>> Begin

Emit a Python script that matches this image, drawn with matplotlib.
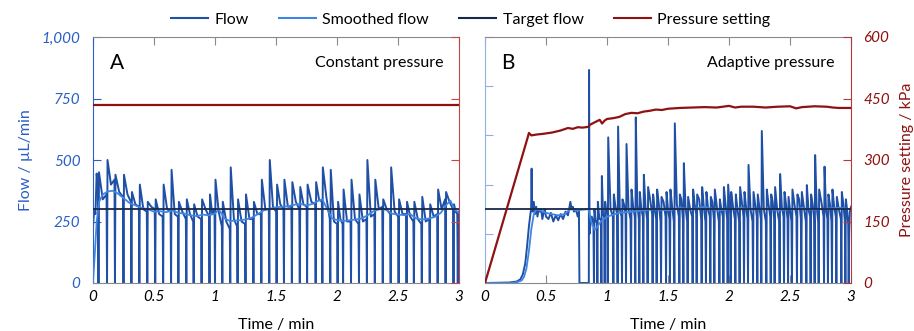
import numpy as np
import matplotlib
matplotlib.use("Agg")
import matplotlib.pyplot as plt
from matplotlib.lines import Line2D

plt.rcParams['font.family'] = ['Lato', 'DejaVu Sans']

# ---- colours
c_flow = "#1f50a6"
c_smooth = "#3f86e4"
c_target = "#17294a"
c_press = "#8e1212"
c_left = "#2b5fc4"
c_gray = "#8a8a8a"

# ---- axis values
x_ticks = [0, 0.5, 1, 1.5, 2, 2.5, 3]
x_labels = ["0", "0.5", "1", "1.5", "2", "2.5", "3"]
flow_ticks = [0, 250, 500, 750, 1000]
flow_labels = ["0", "250", "500", "750", "1,000"]
flow_ticks_b = [0, 200, 400, 600, 800, 1000]
press_ticks = [0, 150, 300, 450, 600]
press_labels = ["0", "150", "300", "450", "600"]
target_flow = 300

# ---- panel A (constant pressure)
pressure_a = 434

flowA_t0 = [0, 0.01, 0.02, 0.03]
flowA_v0 = [230, 300, 280, 445]
flowA_drop = [0.045, 0.115, 0.18, 0.25, 0.315, 0.38, 0.445, 0.51, 0.575, 0.64,
              0.70, 0.765, 0.825, 0.89, 0.955, 1.0, 1.06, 1.125, 1.185, 1.25,
              1.315, 1.38, 1.445, 1.505, 1.565, 1.63, 1.695, 1.755, 1.825, 1.88,
              1.945, 2.005, 2.05, 2.115, 2.18, 2.245, 2.31, 2.375, 2.44, 2.505,
              2.57, 2.63, 2.695, 2.76, 2.825, 2.89, 2.955, 2.99]
flowA_pre = [380, 360, 420, 350, 330, 310, 290, 300, 270, 290,
             270, 260, 250, 260, 270, 300, 230, 220, 230, 240,
             260, 280, 300, 290, 300, 310, 300, 310, 320, 330,
             260, 240, 240, 250, 240, 260, 280, 310, 280, 270,
             280, 250, 240, 260, 280, 340, 300, 280]
flowA_peak = [450, 500, 440, 440, 370, 400, 330, 340, 400, 460,
              330, 340, 320, 340, 360, 420, 330, 470, 340, 360,
              330, 420, 500, 400, 420, 410, 390, 400, 410, 470,
              460, 330, 380, 420, 360, 500, 420, 340, 470, 340,
              330, 330, 350, 320, 380, 370, 320, 290]
flowA_mid = [340, 400, 370, 360, 320, 300, 310, 280, 300, 280,
             290, 280, 270, 300, 280, 290, 250, 260, 250, 260,
             280, 300, 310, 320, 310, 330, 320, 330, 340, 350,
             250, 260, 250, 260, 250, 270, 300, 300, 290, 280,
             270, 260, 250, 270, 300, 330, 290, 285]
flowA_end = 290

smoothA_t = [0, 0.015, 0.03, 0.05, 0.08, 0.12, 0.16, 0.2, 0.25, 0.3, 0.35, 0.4, 0.45,
             0.5, 0.55, 0.6, 0.65, 0.7, 0.75, 0.8, 0.85, 0.9, 0.95, 1.0, 1.03,
             1.08, 1.12, 1.2, 1.25, 1.3, 1.35, 1.4, 1.45, 1.5, 1.55, 1.6, 1.65,
             1.7, 1.75, 1.8, 1.85, 1.88, 1.92, 1.96, 2.0, 2.05, 2.1, 2.15, 2.2,
             2.25, 2.3, 2.35, 2.4, 2.45, 2.5, 2.55, 2.6, 2.65, 2.7, 2.75, 2.8,
             2.85, 2.9, 2.93, 2.96, 3.0]
smoothA_v = [0, 120, 250, 330, 360, 372, 375, 365, 345, 325, 315, 305, 300,
             290, 292, 288, 295, 285, 282, 275, 272, 278, 275, 282, 300,
             262, 252, 255, 258, 265, 280, 295, 302, 308, 310, 312, 318,
             322, 315, 322, 335, 340, 300, 262, 256, 252, 255, 258, 262,
             275, 292, 300, 298, 282, 278, 276, 280, 262, 258, 262, 268,
             285, 320, 335, 300, 285]

# ---- panel B (adaptive pressure)
flowB_t0 = [0, 0.2, 0.26, 0.29, 0.31, 0.33, 0.345, 0.36, 0.372, 0.378, 0.382, 0.386,
            0.39, 0.40, 0.41, 0.42, 0.43, 0.44, 0.45, 0.46, 0.47, 0.48, 0.49, 0.5,
            0.52, 0.54, 0.56, 0.58, 0.6, 0.62, 0.64, 0.66, 0.68, 0.70, 0.71, 0.72,
            0.73, 0.74, 0.75, 0.76, 0.77, 0.774, 0.851, 0.853, 0.857, 0.865, 0.875, 0.885]
flowB_v0 = [0, 2, 6, 15, 35, 80, 150, 230, 280, 300, 465, 320,
            290, 330, 280, 310, 270, 300, 290, 300, 260, 285, 300, 270,
            260, 285, 250, 275, 255, 280, 260, 290, 275, 330, 300, 310,
            290, 300, 290, 270, 290, 0, 0, 866, 200, 240, 270, 250]
flowB_drop = [0.893, 0.921, 0.954, 0.981, 1.006, 1.052, 1.087, 1.123, 1.156, 1.197,
              1.232, 1.265, 1.298, 1.333, 1.374, 1.407, 1.443, 1.484, 1.516, 1.552,
              1.593, 1.626, 1.661, 1.702, 1.735, 1.776, 1.811, 1.847, 1.880, 1.921,
              1.954, 1.989, 2.014, 2.052, 2.087, 2.123, 2.156, 2.197, 2.232, 2.265,
              2.306, 2.342, 2.374, 2.415, 2.451, 2.484, 2.516, 2.557, 2.593, 2.634,
              2.669, 2.702, 2.735, 2.779, 2.811, 2.844, 2.880, 2.921, 2.954, 2.981]
flowB_pre = [230, 250, 260, 270, 280, 270, 280, 270, 280, 260,
             270, 260, 270, 260, 280, 260, 250, 270, 260, 250,
             270, 260, 250, 270, 280, 260, 250, 270, 260, 250,
             270, 260, 280, 260, 250, 270, 260, 250, 270, 260,
             250, 270, 260, 250, 270, 260, 250, 270, 260, 250,
             270, 260, 250, 270, 260, 250, 270, 260, 250, 240]
flowB_peak = [300, 330, 435, 330, 592, 360, 636, 340, 565, 380,
              673, 370, 440, 390, 360, 380, 350, 370, 380, 649,
              360, 487, 350, 380, 360, 390, 370, 350, 380, 340,
              390, 400, 370, 360, 390, 370, 480, 370, 360, 618,
              380, 360, 390, 443, 370, 350, 380, 360, 370, 398,
              360, 520, 380, 473, 360, 380, 350, 370, 340, 200]
flowB_mid = [250, 260, 280, 290, 300, 310, 300, 320, 300, 310,
             320, 300, 310, 340, 300, 320, 330, 300, 310, 320,
             340, 310, 300, 320, 340, 310, 300, 330, 310, 300,
             320, 340, 310, 300, 330, 310, 300, 320, 310, 300,
             320, 330, 300, 310, 320, 300, 320, 340, 310, 300,
             320, 310, 330, 300, 320, 310, 300, 320, 300, 290]
flowB_end = 310

smoothB_t = [0, 0.2, 0.26, 0.3, 0.32, 0.34, 0.36, 0.38, 0.40, 0.42, 0.45, 0.5, 0.55,
             0.6, 0.65, 0.7, 0.75, 0.8, 0.85, 0.87, 0.9, 0.95, 1.0, 1.1, 1.2, 1.3,
             1.4, 1.5, 1.6, 1.7, 1.8, 1.9, 2.0, 2.1, 2.2, 2.3, 2.4, 2.5, 2.6, 2.7,
             2.8, 2.9, 3.0]
smoothB_v = [0, 0, 3, 10, 25, 60, 130, 220, 280, 300, 295, 285, 280,
             275, 280, 300, 295, 298, 300, 250, 215, 250, 270, 285, 290, 295,
             300, 295, 305, 300, 310, 295, 300, 305, 298, 302, 296, 300, 305, 298,
             302, 306, 300]

pressB_t = [0, 0.35, 0.36, 0.38, 0.42, 0.48, 0.55, 0.62, 0.68, 0.72, 0.76, 0.8, 0.85,
            0.86, 0.9, 0.94, 0.96, 0.98, 1.0, 1.05, 1.1, 1.15, 1.2, 1.25, 1.3, 1.35,
            1.4, 1.45, 1.5, 1.6, 1.7, 1.8, 1.9, 2.0, 2.05, 2.1, 2.2, 2.3, 2.4, 2.5,
            2.55, 2.6, 2.7, 2.8, 2.85, 2.9, 3.0]
pressB_v = [0, 355, 366, 360, 362, 364, 367, 372, 378, 376, 380, 379, 381,
            386, 392, 398, 389, 396, 400, 402, 405, 412, 415, 414, 418, 420,
            423, 422, 425, 427, 428, 429, 428, 432, 428, 430, 430, 428, 430, 431,
            426, 429, 431, 430, 428, 427, 427]


def flow_series(t0, v0, drop_t, pre, peak, mid, end_v, t_end=3.0):
    # join the read start section with the dropout events (pre -> 0 -> rebound -> mid)
    t = list(t0)
    v = list(v0)
    for i, td in enumerate(drop_t):
        nxt = drop_t[i + 1] if i + 1 < len(drop_t) else t_end
        t += [td - 0.004, td, td + 0.004, (td + nxt) / 2]
        v += [pre[i], 0, peak[i], mid[i]]
    t.append(t_end)
    v.append(end_v)
    return np.array(t), np.array(v)


def style_axes(ax, twin, left_color, right_color, left_ticks, show_left, show_right):
    ax.set_xlim(0, 3)
    ax.set_ylim(0, 1000)
    twin.set_ylim(0, 600)
    for s in ["top", "bottom"]:
        ax.spines[s].set_color(c_gray)
    ax.spines["left"].set_color(left_color)
    ax.spines["right"].set_visible(False)
    for s in ["left", "top", "bottom"]:
        twin.spines[s].set_visible(False)
    twin.spines["right"].set_color(right_color)

    ax.set_xticks(x_ticks)
    ax.set_xticklabels(x_labels, fontstyle="italic", fontsize=11)
    ax.tick_params(axis="x", direction="in", top=True, bottom=True, color=c_gray,
                   length=6, pad=5)
    ax.set_yticks(left_ticks)
    ax.tick_params(axis="y", direction="in", left=True, right=False, color=left_color,
                   length=6, labelcolor=c_left, labelleft=show_left, pad=9)
    if show_left:
        ax.set_yticklabels(flow_labels, fontstyle="italic", fontsize=11)
    twin.set_yticks(press_ticks)
    twin.tick_params(axis="y", direction="in", right=True, color=right_color, length=6,
                     labelcolor=c_press, labelright=show_right, pad=9)
    if show_right:
        twin.set_yticklabels(press_labels, fontstyle="italic", fontsize=11)
    ax.set_xlabel("Time / min", fontsize=11.5, labelpad=10)


fig = plt.figure(figsize=(9.14, 3.31), dpi=100)
axA = fig.add_axes([93 / 914, 48 / 331, 366 / 914, 246 / 331])
axB = fig.add_axes([485 / 914, 48 / 331, 366 / 914, 246 / 331])
twA = axA.twinx()
twB = axB.twinx()

# panel A
tA, vA = flow_series(flowA_t0, flowA_v0, flowA_drop, flowA_pre, flowA_peak, flowA_mid, flowA_end)
axA.plot(tA, vA, color=c_flow, lw=1.4, zorder=2)
axA.plot(smoothA_t, smoothA_v, color=c_smooth, lw=1.3, zorder=3)
axA.axhline(target_flow, color=c_target, lw=1.3, zorder=4)
twA.plot([0, 3], [pressure_a, pressure_a], color=c_press, lw=1.6)
style_axes(axA, twA, c_left, "#c04848", flow_ticks, True, False)
axA.set_ylabel("Flow / µL/min", color=c_left, fontsize=11.5, labelpad=6)
axA.text(0.045, 0.895, "A", transform=axA.transAxes, fontsize=15, va="center", ha="left")
axA.text(0.958, 0.895, "Constant pressure", transform=axA.transAxes, fontsize=11.5,
         va="center", ha="right")

# panel B
tB, vB = flow_series(flowB_t0, flowB_v0, flowB_drop, flowB_pre, flowB_peak, flowB_mid, flowB_end)
axB.plot(tB, vB, color=c_flow, lw=1.4, zorder=2)
axB.plot(smoothB_t, smoothB_v, color=c_smooth, lw=1.3, zorder=3)
axB.axhline(target_flow, color=c_target, lw=1.3, zorder=4)
twB.plot(pressB_t, pressB_v, color=c_press, lw=1.6)
style_axes(axB, twB, "#8fb0e2", "#b03a3a", flow_ticks_b, False, True)
twB.set_ylabel("Pressure setting / kPa", color=c_press, fontsize=11.5)
twB.yaxis.set_label_coords(1.133, 0.5)
axB.text(0.045, 0.895, "B", transform=axB.transAxes, fontsize=15, va="center", ha="left")
axB.text(0.955, 0.895, "Adaptive pressure", transform=axB.transAxes, fontsize=11.5,
         va="center", ha="right")

handles = [Line2D([], [], color=c_flow, lw=1.5),
           Line2D([], [], color=c_smooth, lw=1.5),
           Line2D([], [], color=c_target, lw=1.5),
           Line2D([], [], color=c_press, lw=1.5)]
fig.legend(handles, ["Flow", "Smoothed flow", "Target flow", "Pressure setting"],
           loc="center", bbox_to_anchor=(0.515, 0.94), ncol=4, frameon=False,
           fontsize=11.5, handlelength=2.3, columnspacing=1.9, handletextpad=0.4)

fig.savefig("out.png", dpi=100)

>> End

### WHAT IS EXPECTED
Scan the listing above. Gather each line that contains the word "with".

### REPLY TO THE EXERCISE
Emit a Python script that matches this image, drawn with matplotlib.
    # join the read start section with the dropout events (pre -> 0 -> rebound -> mid)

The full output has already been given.